UPDATED 02:17 EST / MARCH 27 2017

APPS

Advertiser exodus from YouTube catches fire as Google stands to lose millions

Google Inc. stands to lose millions of dollars as more companies boycott advertising on the site after ads appeared next to content promoting hate speech.

The U.K. government pulled all of its ads from YouTube last week because some of them appeared on extremist channels, and now a slew of companies around the world has gotten on board and joined the exodus. Some of the biggest names so far to boycott the site include Wal-Mart Stores Inc., PepsiCo Inc., The Coca-Cola Co., Starbucks Corp., AT&T Inc., Verizon Communications Inc., Volkswagen Group AG and the BBC.

Australia’s General Motors-Holden’s Ltd. and Kia Motor Corp. are the latest companies to join that list over the weekend. The companies opted to pull advertising after their ads appeared next to a misogynistic video. “We value our good relationship with Google but in line with General Motors’ global response and Holden’s diversity stance, we have instructed our media agency to temporarily suspend all advertising on YouTube until we are confident Google can protect our brand from inappropriate or offensive content,” Holden said in a statement.

Kia issued a statement saying that until YouTube could fix the problem of programmatic advertising and its name appearing next to repugnant content, its ads “will remain suspended until such time as we can meet with Google to further clarify the application of this type of advertising.”

Google has responded to the crisis by promising to raise the bar regarding its ad policies, which will include “removing ads more effectively from content that is attacking or harassing people based on their face, religion, gender, or similar categories.” Although companies do have some control over where their ads appear, it seems YouTube still has some work to do on refining its ad placement algorithms.

Google has taken most of the heat, but it’s far from alone. Some critics said this is just what happens when you use programmatic, or automated, advertising. “If you’re trusting an ad algorithm to do this, this is what can happen,” Andy Kill, spokesman for genetic testing company 23andMe Inc., told The Washington Post. Companies can choose what kind of site their ads appear on, but with programmatic advertising an algorithm will choose where the ad appears, based on the habits and web history of the person browsing.

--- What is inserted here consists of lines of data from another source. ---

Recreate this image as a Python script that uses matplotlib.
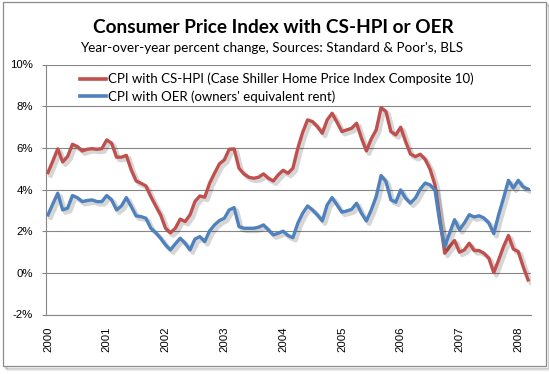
import numpy as np
import matplotlib
matplotlib.use("Agg")
import matplotlib.pyplot as plt
import matplotlib.patheffects as pe
from matplotlib.patches import Rectangle

# monthly, Jan 2000 .. Mar 2008 (year-over-year %)
YEARS = [str(y) for y in range(2000, 2009)]
CPI_CSHPI = [
    4.81, 5.37, 5.95, 5.32, 5.58, 6.17, 6.06, 5.85, 5.93, 5.96, 5.93, 5.96,
    6.38, 6.22, 5.55, 5.55, 5.64, 4.94, 4.41, 4.30, 4.17, 3.66, 3.21, 2.78,
    2.14, 1.92, 2.14, 2.58, 2.46, 2.78, 3.42, 3.69, 3.63, 4.30, 4.78, 5.23,
    5.42, 5.93, 5.95, 5.02, 4.75, 4.59, 4.54, 4.59, 4.75, 4.54, 4.41, 4.70,
    4.92, 4.78, 5.02, 5.98, 6.75, 7.34, 7.26, 7.02, 6.70, 7.34, 7.66, 7.23,
    6.78, 6.86, 6.94, 7.18, 6.46, 5.85, 6.43, 6.86, 7.93, 7.74, 6.78, 6.62,
    6.99, 6.30, 5.70, 5.58, 5.69, 5.45, 4.97, 4.22, 2.54, 0.94, 1.26, 1.55,
    0.99, 1.10, 1.42, 1.07, 1.07, 0.94, 0.70, 0.01, 0.62, 1.26, 1.79, 1.14,
    1.02, 0.30, -0.34,
]
CPI_OER = [
    2.78, 3.31, 3.82, 3.02, 3.10, 3.71, 3.61, 3.42, 3.47, 3.50, 3.42, 3.42,
    3.71, 3.50, 3.02, 3.21, 3.61, 3.18, 2.73, 2.70, 2.62, 2.14, 1.93, 1.66,
    1.34, 1.10, 1.39, 1.66, 1.42, 1.10, 1.62, 1.74, 1.50, 2.01, 2.30, 2.51,
    2.62, 3.02, 3.13, 2.22, 2.14, 2.14, 2.14, 2.19, 2.30, 2.06, 1.82, 1.90,
    2.00, 1.79, 1.69, 2.38, 2.86, 3.21, 3.02, 2.78, 2.49, 3.26, 3.61, 3.26,
    2.91, 2.97, 3.05, 3.34, 2.86, 2.49, 3.02, 3.66, 4.67, 4.38, 3.50, 3.39,
    3.98, 3.58, 3.35, 3.59, 4.02, 4.31, 4.22, 3.98, 2.39, 1.27, 1.91, 2.55,
    2.07, 2.39, 2.79, 2.68, 2.74, 2.63, 2.39, 1.88, 2.79, 3.59, 4.44, 4.07,
    4.44, 4.12, 4.02,
]
LABELS = ["CPI with CS-HPI (Case Shiller Home Price Index Composite 10)",
          "CPI with OER (owners' equivalent rent)"]
TITLE = "Consumer Price Index with CS-HPI or OER"
SUBTITLE = "Year-over-year percent change, Sources: Standard & Poor's, BLS"

RED = "#C0504D"
BLUE = "#4F81BD"
GRID = "#868686"

W, H = 549, 374
fig = plt.figure(figsize=(W / 100, H / 100), dpi=100)
fig.patch.set_facecolor("white")

# chart-area frame with a soft shadow
for k, a in ((4, 0.06), (3, 0.10), (2, 0.16)):
    fig.add_artist(Rectangle((3 / W + k / W, 1 - 366 / H - k / H), 543 / W, 364 / H,
                             transform=fig.transFigure, facecolor="none",
                             edgecolor="black", alpha=a, lw=1.0, zorder=0))
fig.add_artist(Rectangle((3 / W, 1 - 366 / H), 543 / W, 364 / H,
                         transform=fig.transFigure, facecolor="white",
                         edgecolor="#8C8C8C", lw=0.9, zorder=0.5))

ax = fig.add_axes([45.5 / W, 1 - 314.5 / H, (530.5 - 45.5) / W, (314.5 - 64.5) / H])
ax.set_facecolor("none")
ax.set_zorder(2)

x = np.arange(len(CPI_CSHPI))
shadow = [pe.SimpleLineShadow(offset=(2, -2), shadow_color="black", alpha=0.16, linewidth=3.2),
          pe.Normal()]
l1, = ax.plot(x, CPI_CSHPI, color=RED, lw=2.4, solid_joinstyle="round",
              path_effects=shadow, zorder=3)
l2, = ax.plot(x, CPI_OER, color=BLUE, lw=2.4, solid_joinstyle="round",
              path_effects=shadow, zorder=4)

ax.set_xlim(-0.5, len(x) - 0.5)
ax.set_ylim(-2, 10)
ax.set_yticks(range(-2, 11, 2))
ax.set_yticklabels([f"{v}%" for v in range(-2, 11, 2)])
ax.set_xticks(range(0, len(x), 12))
ax.set_xticklabels(YEARS, rotation=90)

ax.yaxis.grid(True, color=GRID, lw=0.8)
ax.set_axisbelow(True)
for s in ("top", "right"):
    ax.spines[s].set_visible(False)
for s in ("left", "bottom"):
    ax.spines[s].set_color(GRID)
    ax.spines[s].set_linewidth(0.8)

ax.tick_params(axis="y", length=3, width=0.8, color=GRID, pad=6,
               labelsize=8.2, labelfontfamily="Liberation Sans")
ax.tick_params(axis="x", length=0, pad=9, labelsize=8.2, labelfontfamily="Liberation Sans")

fig.text(273 / W, 1 - 32.7 / H, TITLE, ha="center", va="baseline",
         fontsize=13.7, fontweight="bold", family="Lato", zorder=3)
fig.text(272 / W, 1 - 52.3 / H, SUBTITLE, ha="center", va="baseline",
         fontsize=9.7, family="Lato", zorder=3)

leg = ax.legend([l1, l2], LABELS, loc="center left", bbox_to_anchor=(80 / W, 1 - 88 / H),
                bbox_transform=fig.transFigure, frameon=False,
                prop={"family": "Lato", "size": 9.5},
                handlelength=2.0, handletextpad=0.15, labelspacing=0.38, borderpad=0,
                borderaxespad=0)
for h in leg.get_lines():
    h.set_path_effects([])
    h.set_linewidth(2.6)

fig.savefig("out.png", dpi=100, facecolor="white")
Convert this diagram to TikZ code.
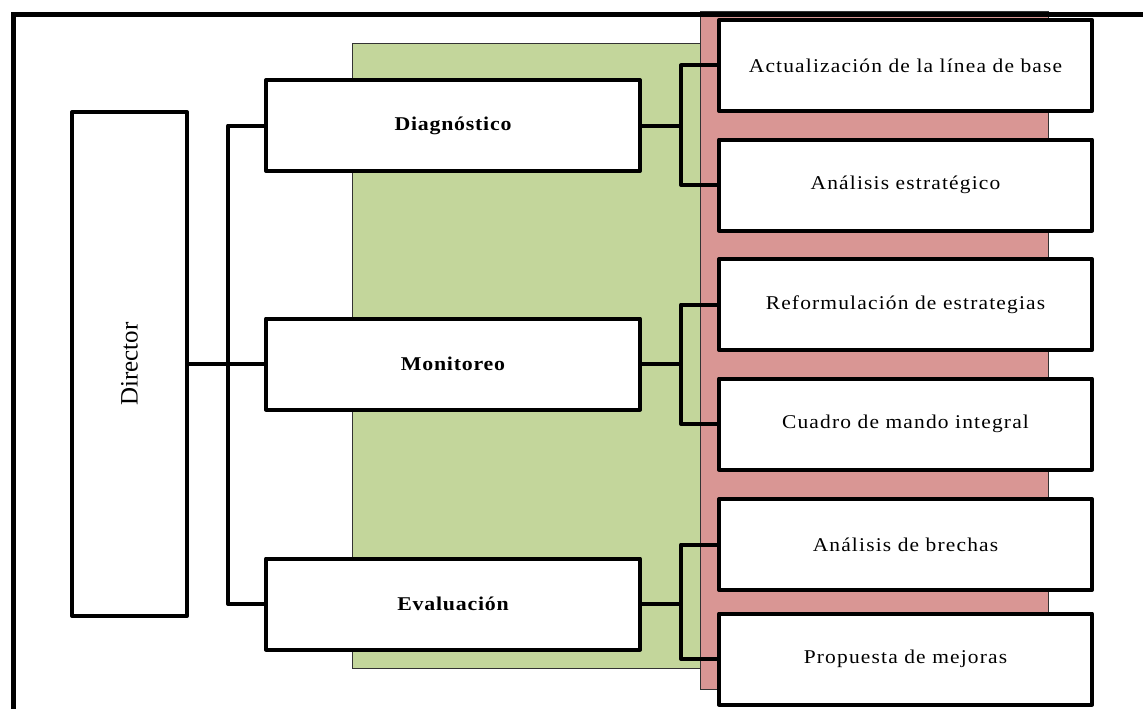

“This marks a turning point for YouTube,” Alex Krasodomski-Jones, a researcher at U.K. think-thank Demos, told The Guardian. “For the first time, it’s dealing not only with reputation damage but revenue damage.” Google’s ad system reportedly generated around $79 billion last year, with around $5.6 billion coming from YouTube. That number was predicted to rise, before the present boycott hit the company.

How much it will affect Google remains uncertain. “Google will have a harder time persuading advertisers to shift spending to Google – and YouTube in particular – from TV than might otherwise have been the case,” Pivotal Research Inc. analyst Brian Wieser wrote in a note to clients. “It will also be less likely to receive new budgets without more scrutiny than it previously would have received. If large brands, representing a quarter of Google’s total spending, are the only advertisers who are concerned about the issue, and that spending was increasing at 20-25 percent or 25-30 percent annually, our guess is that spending increases more like 15-20 percent and 20-25 percent this year and next.”

The bottom line, he wrote: about a 1 percent impact on revenues. “Not particularly significant vs the rest of Google’s business, but not nothing, either.”